Source code of charts
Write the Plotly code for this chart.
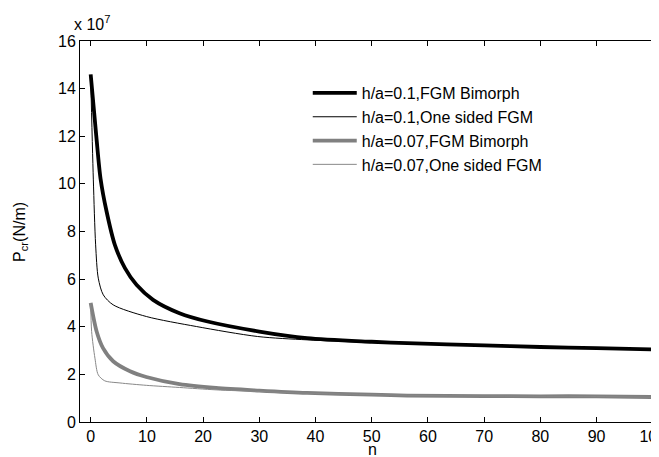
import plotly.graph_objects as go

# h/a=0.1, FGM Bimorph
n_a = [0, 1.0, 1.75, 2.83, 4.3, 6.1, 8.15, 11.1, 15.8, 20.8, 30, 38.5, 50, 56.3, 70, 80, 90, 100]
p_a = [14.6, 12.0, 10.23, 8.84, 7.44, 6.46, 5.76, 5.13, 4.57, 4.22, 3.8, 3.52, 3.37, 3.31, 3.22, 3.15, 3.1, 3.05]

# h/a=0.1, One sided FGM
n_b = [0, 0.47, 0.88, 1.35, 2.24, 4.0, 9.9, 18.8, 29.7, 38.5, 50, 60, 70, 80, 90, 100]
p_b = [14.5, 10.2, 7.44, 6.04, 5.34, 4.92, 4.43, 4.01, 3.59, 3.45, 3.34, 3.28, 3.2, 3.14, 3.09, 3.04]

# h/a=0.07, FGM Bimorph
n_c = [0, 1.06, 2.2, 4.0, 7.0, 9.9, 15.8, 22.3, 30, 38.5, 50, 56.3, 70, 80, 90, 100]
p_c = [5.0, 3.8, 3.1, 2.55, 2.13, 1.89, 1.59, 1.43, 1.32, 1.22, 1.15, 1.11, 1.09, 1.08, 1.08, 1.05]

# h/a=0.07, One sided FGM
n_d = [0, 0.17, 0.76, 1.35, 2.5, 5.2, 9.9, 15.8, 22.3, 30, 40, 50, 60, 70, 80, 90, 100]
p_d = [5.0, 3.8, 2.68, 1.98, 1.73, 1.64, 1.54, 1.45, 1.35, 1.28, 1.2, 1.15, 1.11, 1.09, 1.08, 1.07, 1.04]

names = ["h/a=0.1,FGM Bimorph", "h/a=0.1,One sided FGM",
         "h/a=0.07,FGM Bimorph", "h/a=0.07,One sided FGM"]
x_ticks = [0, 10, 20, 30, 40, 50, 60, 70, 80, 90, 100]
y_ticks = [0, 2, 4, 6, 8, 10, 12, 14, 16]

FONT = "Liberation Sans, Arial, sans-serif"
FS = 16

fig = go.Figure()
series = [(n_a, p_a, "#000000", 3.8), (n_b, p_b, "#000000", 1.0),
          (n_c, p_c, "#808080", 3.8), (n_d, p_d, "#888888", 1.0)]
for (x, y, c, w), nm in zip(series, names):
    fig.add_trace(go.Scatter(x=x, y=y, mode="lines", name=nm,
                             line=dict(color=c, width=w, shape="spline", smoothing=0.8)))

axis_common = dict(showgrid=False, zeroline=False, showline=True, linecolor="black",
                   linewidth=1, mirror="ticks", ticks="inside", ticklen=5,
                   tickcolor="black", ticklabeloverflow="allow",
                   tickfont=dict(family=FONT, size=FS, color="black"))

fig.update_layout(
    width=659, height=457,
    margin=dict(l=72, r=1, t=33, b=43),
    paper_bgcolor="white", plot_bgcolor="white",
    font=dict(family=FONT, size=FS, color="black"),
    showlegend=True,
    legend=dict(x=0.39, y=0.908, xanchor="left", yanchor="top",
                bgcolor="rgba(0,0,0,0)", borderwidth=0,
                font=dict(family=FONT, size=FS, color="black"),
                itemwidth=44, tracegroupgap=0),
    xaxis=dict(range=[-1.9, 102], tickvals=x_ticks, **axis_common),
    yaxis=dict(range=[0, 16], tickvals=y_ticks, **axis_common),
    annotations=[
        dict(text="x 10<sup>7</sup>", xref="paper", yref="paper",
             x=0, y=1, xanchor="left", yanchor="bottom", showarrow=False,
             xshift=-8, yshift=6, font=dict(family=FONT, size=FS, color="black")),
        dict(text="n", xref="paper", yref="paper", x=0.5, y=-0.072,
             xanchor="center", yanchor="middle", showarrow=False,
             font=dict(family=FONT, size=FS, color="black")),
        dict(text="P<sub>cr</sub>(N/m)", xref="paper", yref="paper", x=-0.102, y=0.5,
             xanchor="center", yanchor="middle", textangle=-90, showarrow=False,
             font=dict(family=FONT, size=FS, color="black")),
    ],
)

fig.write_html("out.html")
--
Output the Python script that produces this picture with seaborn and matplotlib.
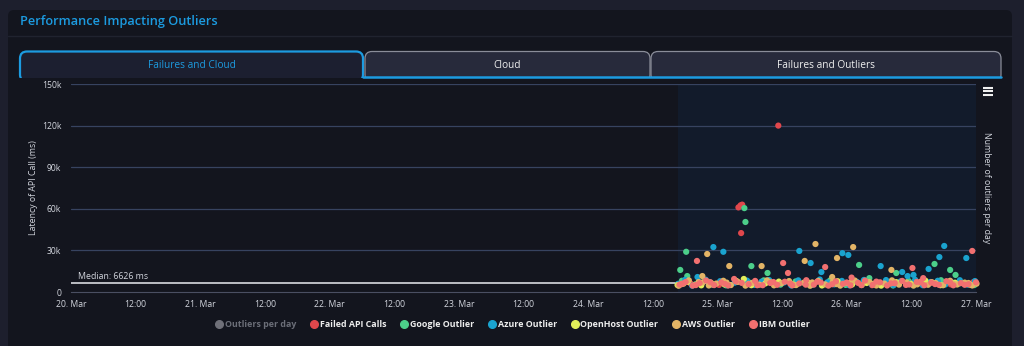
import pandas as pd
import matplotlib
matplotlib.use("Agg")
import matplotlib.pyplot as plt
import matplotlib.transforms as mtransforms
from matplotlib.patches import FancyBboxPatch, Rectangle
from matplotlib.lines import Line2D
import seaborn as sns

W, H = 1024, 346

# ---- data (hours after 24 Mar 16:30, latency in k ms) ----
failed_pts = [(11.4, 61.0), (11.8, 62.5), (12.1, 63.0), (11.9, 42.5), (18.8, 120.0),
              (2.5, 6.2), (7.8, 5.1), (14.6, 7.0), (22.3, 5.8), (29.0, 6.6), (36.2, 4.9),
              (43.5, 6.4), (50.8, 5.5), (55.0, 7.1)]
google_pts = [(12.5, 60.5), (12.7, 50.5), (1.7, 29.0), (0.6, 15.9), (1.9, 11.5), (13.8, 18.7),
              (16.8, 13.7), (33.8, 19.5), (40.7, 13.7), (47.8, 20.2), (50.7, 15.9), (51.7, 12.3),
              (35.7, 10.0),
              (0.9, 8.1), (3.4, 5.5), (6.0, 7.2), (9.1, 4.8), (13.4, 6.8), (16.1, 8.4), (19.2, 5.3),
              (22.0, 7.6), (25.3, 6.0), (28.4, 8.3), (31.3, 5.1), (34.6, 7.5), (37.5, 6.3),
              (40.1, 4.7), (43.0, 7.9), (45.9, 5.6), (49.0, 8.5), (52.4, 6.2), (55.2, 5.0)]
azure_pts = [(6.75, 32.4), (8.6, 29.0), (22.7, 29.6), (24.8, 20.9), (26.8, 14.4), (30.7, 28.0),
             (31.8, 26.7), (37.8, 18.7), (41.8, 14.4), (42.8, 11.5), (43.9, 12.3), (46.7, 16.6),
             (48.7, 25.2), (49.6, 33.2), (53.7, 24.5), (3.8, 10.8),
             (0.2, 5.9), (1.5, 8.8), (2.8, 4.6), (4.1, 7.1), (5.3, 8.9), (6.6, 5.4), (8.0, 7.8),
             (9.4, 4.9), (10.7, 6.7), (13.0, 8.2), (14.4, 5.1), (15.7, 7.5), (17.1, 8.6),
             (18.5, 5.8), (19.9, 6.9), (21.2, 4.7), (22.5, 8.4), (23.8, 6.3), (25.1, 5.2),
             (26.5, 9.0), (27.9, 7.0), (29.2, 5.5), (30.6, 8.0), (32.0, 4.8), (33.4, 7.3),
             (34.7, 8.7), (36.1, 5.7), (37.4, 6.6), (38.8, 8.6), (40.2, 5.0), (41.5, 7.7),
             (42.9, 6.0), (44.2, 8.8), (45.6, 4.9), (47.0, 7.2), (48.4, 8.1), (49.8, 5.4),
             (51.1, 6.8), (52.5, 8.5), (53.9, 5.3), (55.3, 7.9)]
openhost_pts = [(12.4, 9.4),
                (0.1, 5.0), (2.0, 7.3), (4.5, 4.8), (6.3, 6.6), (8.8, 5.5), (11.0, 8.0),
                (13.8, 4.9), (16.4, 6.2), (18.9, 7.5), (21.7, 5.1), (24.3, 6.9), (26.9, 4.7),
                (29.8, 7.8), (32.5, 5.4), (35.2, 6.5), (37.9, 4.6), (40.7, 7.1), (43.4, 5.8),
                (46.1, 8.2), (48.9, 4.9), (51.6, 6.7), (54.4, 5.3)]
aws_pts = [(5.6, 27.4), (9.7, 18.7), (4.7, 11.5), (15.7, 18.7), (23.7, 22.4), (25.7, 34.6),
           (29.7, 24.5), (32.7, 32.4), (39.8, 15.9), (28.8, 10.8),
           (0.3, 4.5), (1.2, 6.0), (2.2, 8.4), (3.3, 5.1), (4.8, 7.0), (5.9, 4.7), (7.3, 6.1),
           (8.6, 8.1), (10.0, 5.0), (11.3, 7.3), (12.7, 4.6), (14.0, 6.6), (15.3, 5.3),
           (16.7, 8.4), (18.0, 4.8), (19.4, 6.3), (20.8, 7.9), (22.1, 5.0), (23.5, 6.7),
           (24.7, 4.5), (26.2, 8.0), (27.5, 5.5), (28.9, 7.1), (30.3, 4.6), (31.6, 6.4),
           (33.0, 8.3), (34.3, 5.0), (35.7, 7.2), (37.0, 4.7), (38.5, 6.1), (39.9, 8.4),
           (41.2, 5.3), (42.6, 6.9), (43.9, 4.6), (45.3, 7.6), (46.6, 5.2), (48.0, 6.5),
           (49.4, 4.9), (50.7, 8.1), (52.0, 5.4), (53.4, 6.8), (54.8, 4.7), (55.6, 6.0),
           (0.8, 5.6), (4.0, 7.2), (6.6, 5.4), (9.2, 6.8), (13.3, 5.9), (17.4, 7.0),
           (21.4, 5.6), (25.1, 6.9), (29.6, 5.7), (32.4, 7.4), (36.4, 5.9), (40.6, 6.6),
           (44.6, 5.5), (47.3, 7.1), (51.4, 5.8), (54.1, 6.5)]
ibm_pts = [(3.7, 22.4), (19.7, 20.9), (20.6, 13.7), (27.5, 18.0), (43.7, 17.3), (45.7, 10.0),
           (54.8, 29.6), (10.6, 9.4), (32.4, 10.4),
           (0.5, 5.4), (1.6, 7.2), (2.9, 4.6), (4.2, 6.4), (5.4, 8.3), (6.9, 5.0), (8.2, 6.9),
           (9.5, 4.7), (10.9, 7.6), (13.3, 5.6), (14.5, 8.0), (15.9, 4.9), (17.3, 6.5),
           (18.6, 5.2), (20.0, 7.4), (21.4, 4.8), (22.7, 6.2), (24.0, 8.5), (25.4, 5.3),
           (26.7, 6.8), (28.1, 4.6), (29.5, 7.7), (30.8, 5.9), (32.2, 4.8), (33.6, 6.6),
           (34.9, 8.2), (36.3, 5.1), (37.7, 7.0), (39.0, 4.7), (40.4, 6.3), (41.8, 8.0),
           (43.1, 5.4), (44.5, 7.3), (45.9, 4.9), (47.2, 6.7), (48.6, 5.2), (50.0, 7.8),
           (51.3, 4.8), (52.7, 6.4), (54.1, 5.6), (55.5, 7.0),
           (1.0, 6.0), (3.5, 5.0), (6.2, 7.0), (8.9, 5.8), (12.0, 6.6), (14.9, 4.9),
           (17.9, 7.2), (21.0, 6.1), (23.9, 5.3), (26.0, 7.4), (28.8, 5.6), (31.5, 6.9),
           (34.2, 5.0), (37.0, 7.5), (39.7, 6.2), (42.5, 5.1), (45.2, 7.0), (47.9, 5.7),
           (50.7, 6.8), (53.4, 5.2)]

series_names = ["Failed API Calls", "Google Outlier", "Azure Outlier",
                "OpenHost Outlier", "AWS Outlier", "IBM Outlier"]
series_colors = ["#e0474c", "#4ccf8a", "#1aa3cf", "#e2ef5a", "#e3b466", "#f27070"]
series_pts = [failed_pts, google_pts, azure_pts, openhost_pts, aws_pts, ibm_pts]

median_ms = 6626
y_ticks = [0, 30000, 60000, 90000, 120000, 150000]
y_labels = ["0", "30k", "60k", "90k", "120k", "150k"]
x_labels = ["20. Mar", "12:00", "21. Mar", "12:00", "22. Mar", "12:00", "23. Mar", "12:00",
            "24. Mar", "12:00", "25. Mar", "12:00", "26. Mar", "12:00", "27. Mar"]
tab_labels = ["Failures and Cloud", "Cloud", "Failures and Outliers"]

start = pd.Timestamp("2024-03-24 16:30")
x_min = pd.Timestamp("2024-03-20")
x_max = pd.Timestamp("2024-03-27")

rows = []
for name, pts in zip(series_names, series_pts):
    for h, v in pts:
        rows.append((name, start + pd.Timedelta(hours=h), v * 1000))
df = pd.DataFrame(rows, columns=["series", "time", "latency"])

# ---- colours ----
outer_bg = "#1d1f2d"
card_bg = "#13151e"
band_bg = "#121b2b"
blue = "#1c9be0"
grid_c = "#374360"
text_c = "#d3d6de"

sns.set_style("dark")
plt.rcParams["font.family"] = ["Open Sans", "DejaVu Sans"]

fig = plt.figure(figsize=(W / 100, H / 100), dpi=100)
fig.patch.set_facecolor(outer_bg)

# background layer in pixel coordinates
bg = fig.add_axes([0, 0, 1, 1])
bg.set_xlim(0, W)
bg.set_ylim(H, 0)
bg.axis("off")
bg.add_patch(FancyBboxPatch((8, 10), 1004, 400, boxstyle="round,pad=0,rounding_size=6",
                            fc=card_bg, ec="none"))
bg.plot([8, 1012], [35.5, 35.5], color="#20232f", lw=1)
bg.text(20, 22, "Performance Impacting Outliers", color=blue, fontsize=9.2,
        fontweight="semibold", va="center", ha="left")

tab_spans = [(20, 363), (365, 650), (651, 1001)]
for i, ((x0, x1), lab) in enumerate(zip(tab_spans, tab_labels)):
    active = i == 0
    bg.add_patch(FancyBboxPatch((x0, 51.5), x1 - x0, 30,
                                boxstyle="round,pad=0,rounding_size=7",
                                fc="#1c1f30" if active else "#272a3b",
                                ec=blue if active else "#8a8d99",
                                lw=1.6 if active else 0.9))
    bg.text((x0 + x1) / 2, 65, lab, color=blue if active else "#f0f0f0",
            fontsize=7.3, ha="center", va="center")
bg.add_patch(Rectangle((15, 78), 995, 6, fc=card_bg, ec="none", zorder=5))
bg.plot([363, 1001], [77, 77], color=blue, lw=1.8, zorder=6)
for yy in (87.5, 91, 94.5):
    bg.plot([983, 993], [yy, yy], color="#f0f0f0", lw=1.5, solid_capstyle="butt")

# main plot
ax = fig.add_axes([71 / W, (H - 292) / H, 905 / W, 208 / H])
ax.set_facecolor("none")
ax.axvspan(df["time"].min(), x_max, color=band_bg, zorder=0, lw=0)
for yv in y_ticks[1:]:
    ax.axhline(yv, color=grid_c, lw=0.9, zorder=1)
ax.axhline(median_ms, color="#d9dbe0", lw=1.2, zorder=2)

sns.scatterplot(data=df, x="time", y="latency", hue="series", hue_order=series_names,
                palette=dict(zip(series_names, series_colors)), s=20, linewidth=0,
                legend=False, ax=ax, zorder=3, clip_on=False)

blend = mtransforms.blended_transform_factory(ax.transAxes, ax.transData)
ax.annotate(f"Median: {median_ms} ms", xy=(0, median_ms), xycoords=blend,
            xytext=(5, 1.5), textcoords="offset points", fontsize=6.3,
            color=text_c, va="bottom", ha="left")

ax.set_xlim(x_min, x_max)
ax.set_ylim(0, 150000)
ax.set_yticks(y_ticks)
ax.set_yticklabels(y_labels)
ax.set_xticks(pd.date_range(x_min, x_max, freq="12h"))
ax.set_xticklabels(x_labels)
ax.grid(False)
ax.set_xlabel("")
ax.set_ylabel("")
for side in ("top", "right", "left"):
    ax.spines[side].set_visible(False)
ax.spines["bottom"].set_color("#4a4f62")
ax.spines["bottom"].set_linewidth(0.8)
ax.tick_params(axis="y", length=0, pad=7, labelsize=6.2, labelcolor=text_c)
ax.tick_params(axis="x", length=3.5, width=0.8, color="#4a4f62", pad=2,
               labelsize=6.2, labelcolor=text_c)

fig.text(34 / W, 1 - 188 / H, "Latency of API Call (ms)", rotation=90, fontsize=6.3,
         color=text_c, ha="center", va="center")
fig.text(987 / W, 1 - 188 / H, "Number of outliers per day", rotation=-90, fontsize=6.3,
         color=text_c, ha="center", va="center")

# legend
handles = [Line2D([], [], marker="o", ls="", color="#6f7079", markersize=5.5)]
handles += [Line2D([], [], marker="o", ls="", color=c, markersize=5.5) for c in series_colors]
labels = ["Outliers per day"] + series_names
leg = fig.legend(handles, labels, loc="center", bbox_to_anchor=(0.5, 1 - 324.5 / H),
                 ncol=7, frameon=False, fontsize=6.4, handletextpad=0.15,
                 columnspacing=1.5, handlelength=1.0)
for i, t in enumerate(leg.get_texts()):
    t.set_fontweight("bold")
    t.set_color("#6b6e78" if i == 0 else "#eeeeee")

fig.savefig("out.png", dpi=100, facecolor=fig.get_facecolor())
==
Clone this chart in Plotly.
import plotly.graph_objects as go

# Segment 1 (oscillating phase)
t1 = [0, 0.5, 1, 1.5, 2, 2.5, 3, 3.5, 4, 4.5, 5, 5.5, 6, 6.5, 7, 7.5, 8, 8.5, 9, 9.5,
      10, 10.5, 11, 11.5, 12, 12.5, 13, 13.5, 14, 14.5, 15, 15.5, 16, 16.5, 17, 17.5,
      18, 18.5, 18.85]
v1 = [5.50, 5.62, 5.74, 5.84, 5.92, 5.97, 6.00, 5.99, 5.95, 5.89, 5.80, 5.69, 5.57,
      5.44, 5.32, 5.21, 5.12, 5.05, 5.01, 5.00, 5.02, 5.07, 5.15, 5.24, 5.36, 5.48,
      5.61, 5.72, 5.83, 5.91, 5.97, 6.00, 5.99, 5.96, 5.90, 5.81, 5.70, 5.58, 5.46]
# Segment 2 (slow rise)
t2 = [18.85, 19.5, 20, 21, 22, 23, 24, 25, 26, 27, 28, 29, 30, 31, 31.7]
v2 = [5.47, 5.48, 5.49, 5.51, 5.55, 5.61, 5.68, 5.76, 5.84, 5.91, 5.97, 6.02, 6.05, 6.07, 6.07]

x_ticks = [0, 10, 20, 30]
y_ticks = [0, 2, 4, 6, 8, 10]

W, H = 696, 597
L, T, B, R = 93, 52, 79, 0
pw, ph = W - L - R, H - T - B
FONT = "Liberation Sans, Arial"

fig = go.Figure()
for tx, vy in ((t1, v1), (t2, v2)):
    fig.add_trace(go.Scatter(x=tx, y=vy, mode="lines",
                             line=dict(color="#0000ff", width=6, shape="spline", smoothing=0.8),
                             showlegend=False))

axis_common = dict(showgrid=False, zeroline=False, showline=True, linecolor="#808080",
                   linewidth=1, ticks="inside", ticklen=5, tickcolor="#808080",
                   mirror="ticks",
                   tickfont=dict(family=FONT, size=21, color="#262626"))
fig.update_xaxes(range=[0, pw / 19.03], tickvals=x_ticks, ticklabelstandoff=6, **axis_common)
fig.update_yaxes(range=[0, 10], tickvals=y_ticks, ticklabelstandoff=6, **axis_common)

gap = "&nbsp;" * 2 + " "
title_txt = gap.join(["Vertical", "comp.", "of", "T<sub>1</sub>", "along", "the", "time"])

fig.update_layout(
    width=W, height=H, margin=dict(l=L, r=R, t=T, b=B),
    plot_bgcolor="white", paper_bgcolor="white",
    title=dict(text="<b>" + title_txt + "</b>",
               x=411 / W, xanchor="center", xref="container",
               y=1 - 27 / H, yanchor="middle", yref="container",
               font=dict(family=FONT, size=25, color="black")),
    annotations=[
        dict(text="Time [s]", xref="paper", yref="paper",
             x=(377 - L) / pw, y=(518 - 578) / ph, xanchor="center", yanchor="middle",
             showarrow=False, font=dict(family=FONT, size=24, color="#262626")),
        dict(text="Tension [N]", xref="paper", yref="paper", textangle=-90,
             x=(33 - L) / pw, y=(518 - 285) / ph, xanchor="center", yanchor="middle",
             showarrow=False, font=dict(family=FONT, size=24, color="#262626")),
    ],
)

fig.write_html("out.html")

• Exercise aim
Repeat, word for word, the lines of the material above from the one holding "Write the Plotly code for this chart." through the one holding "3.15, 3.1, 3.05]". Leave out pictures.

• Written reply
Write the Plotly code for this chart.
import plotly.graph_objects as go

# h/a=0.1, FGM Bimorph
n_a = [0, 1.0, 1.75, 2.83, 4.3, 6.1, 8.15, 11.1, 15.8, 20.8, 30, 38.5, 50, 56.3, 70, 80, 90, 100]
p_a = [14.6, 12.0, 10.23, 8.84, 7.44, 6.46, 5.76, 5.13, 4.57, 4.22, 3.8, 3.52, 3.37, 3.31, 3.22, 3.15, 3.1, 3.05]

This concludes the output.